We’re in week 4 of a 6-week cycle. We haven’t entirely kept up with the expected speed, and it’s taken much longer than anticipated because we had to modernize a lot of the architecture and the process. After all, the team is relatively new to an existing codebase.
Which is okay.
But we would need more time to complete everything we originally planned. I estimated it would take another four weeks, two weeks over the timebox.
The remaining scope is bulk user creation for our tenants. The plan was to build a form and an Excel upload feature to pre-populate the form automatically.
I raised this issue when the product, design, and engineering teams met to discuss this scope in more detail.
Then, I asked:
Do we feel that finishing this scope perfectly is worth two extra weeks? Or are there other pressing matters that we need to focus on?
(For instance, we’ve been experiencing inconsistent behavior in the login/logout experience since the sprint began.)
Everyone initially agreed that it was essential to complete this feature thoroughly because our customers must have a suitable method of creating their users.
But then I asked:
How would a 2-week version of this scope look? What could we leave out?
That’s when the team clicked into the right mindset. Ideas started to flow. We arrived at a simpler version: just implementing the Excel upload with some basic verification/validation before user creation—no form.

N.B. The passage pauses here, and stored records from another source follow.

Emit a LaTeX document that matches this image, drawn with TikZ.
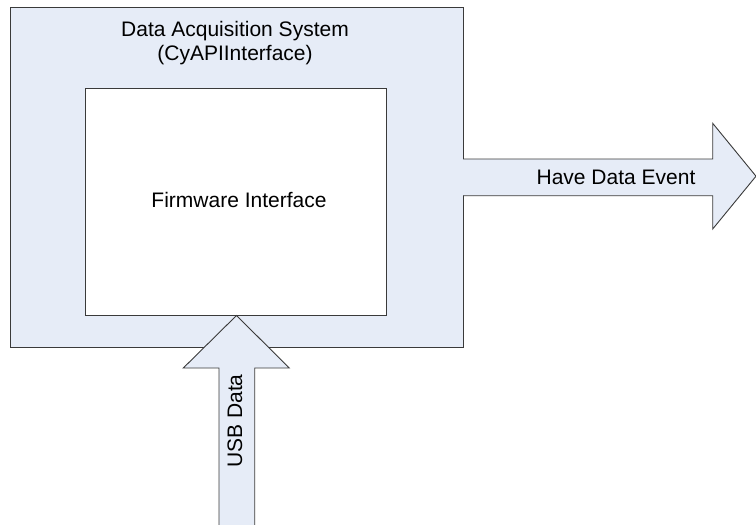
\documentclass[tikz,border=0pt]{standalone}
\usepackage{fontspec}
\setmainfont{Liberation Sans}
\begin{document}
\begin{tikzpicture}[x=1pt,y=-1pt,
  panel/.style={draw=linegray, line width=0.9pt},
  blockarrow/.style={fill=paleblue},
  outline/.style={draw=linegray, line width=0.9pt, line join=miter},
  label/.style={inner sep=0pt, font=\fontsize{21}{24}\selectfont, text=black},
]
\definecolor{paleblue}{HTML}{E6ECF7}
\definecolor{linegray}{HTML}{3A3A3A}
\useasboundingbox (0,0) rectangle (756,525);

% outer system box and the firmware interface inside it
\draw[panel, fill=paleblue] (10,7) rectangle (463,347);
\node[panel, fill=white, minimum width=301pt, minimum height=227pt, anchor=north west, inner sep=0pt] (fw) at (85,88) {};
\node[label, align=center] (sys) at (235,43) {Data Acquisition System\\[-0.5pt](CyAPIInterface)};
\node[label] (fwlabel) at (239,200) {Firmware Interface};

% outgoing event arrow
\coordinate (evtail) at (463,176);
\fill[blockarrow] (463,159) -- (712.7,159) -- (712.7,123.3) -- (756,176.2)
  -- (712.7,229) -- (712.7,195.7) -- (463,195.7) -- cycle;
\draw[outline] (463,159) -- (712.7,159) -- (712.7,123.3) -- (756,176.2)
  -- (712.7,229) -- (712.7,195.7) -- (463,195.7);
\node[label] (evlabel) at (616,177) {Have Data Event};

% incoming USB data arrow
\coordinate (usbtip) at (fw.south);
\fill[blockarrow] (219,526) -- (219,368) -- (183.3,368) -- (236.5,315.5)
  -- (289.3,368) -- (254.7,368) -- (254.7,526) -- cycle;
\draw[outline] (219,526) -- (219,368) -- (183.3,368) -- (236.5,315.5)
  -- (289.3,368) -- (254.7,368) -- (254.7,526);
\node[label, rotate=90] (usblabel) at (235,421) {USB Data};
\end{tikzpicture}
\end{document}
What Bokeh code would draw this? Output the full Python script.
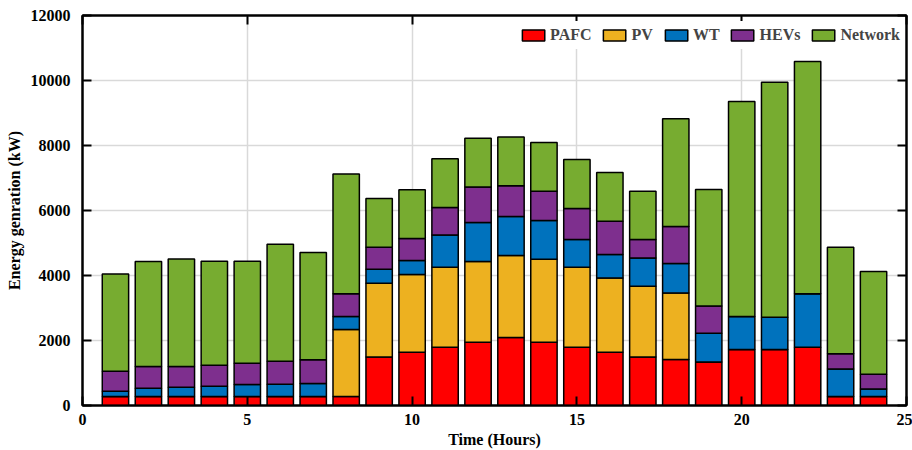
from bokeh.plotting import figure
from bokeh.models import ColumnDataSource, LinearAxis, FixedTicker, Range1d, Legend
from bokeh.embed import file_html
from bokeh.resources import INLINE

hours = list(range(1, 25))
PAFC = [280, 280, 280, 280, 280, 280, 280, 280, 1490, 1640, 1795, 1950,
        2090, 1950, 1795, 1640, 1490, 1415, 1335, 1725, 1725, 1795, 280, 280]
PV = [0, 0, 0, 0, 0, 0, 0, 2060, 2275, 2390, 2460, 2480,
      2525, 2550, 2460, 2280, 2180, 2050, 0, 0, 0, 0, 0, 0]
WT = [160, 250, 285, 315, 365, 375, 400, 400, 430, 430, 995, 1200,
      1200, 1190, 855, 725, 870, 905, 890, 1015, 990, 1640, 840, 230]
HEVs = [615, 670, 635, 645, 655, 710, 725, 695, 675, 680, 840, 1090,
        945, 905, 950, 1025, 570, 1140, 840, 0, 0, 0, 470, 455]
Network = [2995, 3230, 3310, 3200, 3140, 3600, 3305, 3685, 1500, 1495, 1500, 1505,
           1505, 1495, 1510, 1500, 1485, 3310, 3580, 6615, 7235, 7150, 3280, 3160]

series = ["PAFC", "PV", "WT", "HEVs", "Network"]
colors = ["#FF0000", "#EDB120", "#0072BD", "#7E2F8E", "#77AC30"]
x_ticks = [0, 5, 10, 15, 20, 25]
y_ticks = [0, 2000, 4000, 6000, 8000, 10000, 12000]

src = ColumnDataSource(dict(hours=hours, PAFC=PAFC, PV=PV, WT=WT, HEVs=HEVs, Network=Network))

FONT = "Liberation Serif"

p = figure(width=912, height=450, output_backend="svg", toolbar_location=None,
           x_range=Range1d(0, 25), y_range=Range1d(0, 12000),
           min_border_left=82, min_border_right=6, min_border_top=15, min_border_bottom=45)

renderers = p.vbar_stack(series, x="hours", width=0.8, source=src, fill_color=colors,
                         line_color="black", line_width=1.5)

p.outline_line_color = "black"
p.outline_line_width = 2

for ax, ticks in ((p.xaxis[0], x_ticks), (p.yaxis[0], y_ticks)):
    ax.ticker = FixedTicker(ticks=ticks)
    ax.major_tick_in = 9
    ax.major_tick_out = 0
    ax.minor_tick_line_color = None
    ax.major_tick_line_width = 2
    ax.axis_line_width = 2
    ax.major_label_text_font = FONT
    ax.major_label_text_font_style = "bold"
    ax.major_label_text_font_size = "16px"
    ax.major_label_text_color = "black"
    ax.axis_label_text_font = FONT
    ax.axis_label_text_font_style = "bold"
    ax.axis_label_text_font_size = "16px"
    ax.axis_label_text_color = "black"

p.xaxis[0].axis_label = "Time (Hours)"
p.xaxis[0].major_label_standoff = 8
p.xaxis[0].axis_label_standoff = 3
p.yaxis[0].axis_label = "Energy genration (kW)"
p.yaxis[0].major_label_standoff = 12
p.yaxis[0].axis_label_standoff = 5

for side, ticks in (("right", y_ticks), ("above", x_ticks)):
    ax = LinearAxis(ticker=FixedTicker(ticks=ticks), major_tick_in=9, major_tick_out=0,
                    minor_tick_line_color=None, major_tick_line_width=2, axis_line_width=2,
                    major_label_overrides={t: "" for t in ticks},
                    major_label_text_color=None, major_label_standoff=0)
    p.add_layout(ax, side)

p.xgrid.ticker = FixedTicker(ticks=x_ticks)
p.ygrid.ticker = FixedTicker(ticks=y_ticks)
p.grid.grid_line_color = "#d9d9d9"
p.grid.grid_line_width = 1.5

legend = Legend(items=[(s, [r]) for s, r in zip(series, renderers)],
                orientation="horizontal", location="top_right",
                glyph_width=28, glyph_height=14, label_standoff=3, spacing=9,
                label_text_font=FONT, label_text_font_style="bold",
                label_text_font_size="16px", label_height=28,
                padding=2, margin=6, border_line_color=None,
                background_fill_color="white", background_fill_alpha=1.0)
p.add_layout(legend)

open("out.html", "w").write(file_html(p, INLINE))
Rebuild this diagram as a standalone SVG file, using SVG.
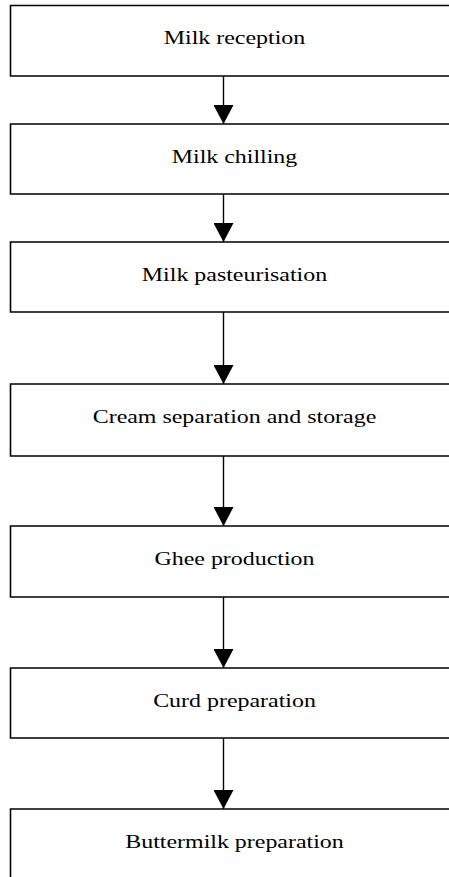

Just creating an Excel upload would still provide a workaround to meet the essential need: bulk user creation. Plus, we structured the work so that this functionality could be expanded later to include the form. At the end of the cycle, we can now have a focused discussion about whether to add still that form or whether our time would be better spent addressing other critical issues.
Ryan Singer wrote an excellent blog post about this kind of decision-making, including two key questions:
1. Knowing the customer can’t yet do what’s in the idea, What are they doing instead?
2. What’s bad about that?
My take on it: Shipping early has the advantage of learning from how users use the feature. When we’re ready to revisit, we might gain new insights into building the accompanying form.
This is the beauty of working with “appetite” in Shape Up. Only by approaching things this way—fixed time, variable scope— can a team stick to a fixed timeline. This requires a continual conversation about the scope and constantly challenging it, not just at the beginning or during the shaping phase.
Because initial estimates are just that: estimates and estimates are almost always off; we all know it.
Shape Up’s Appetite is not only about setting boundaries. It is a communication technique!
And how impactful an open question can be instead of a reassuring question, showing how essential coaching skills are for a leader.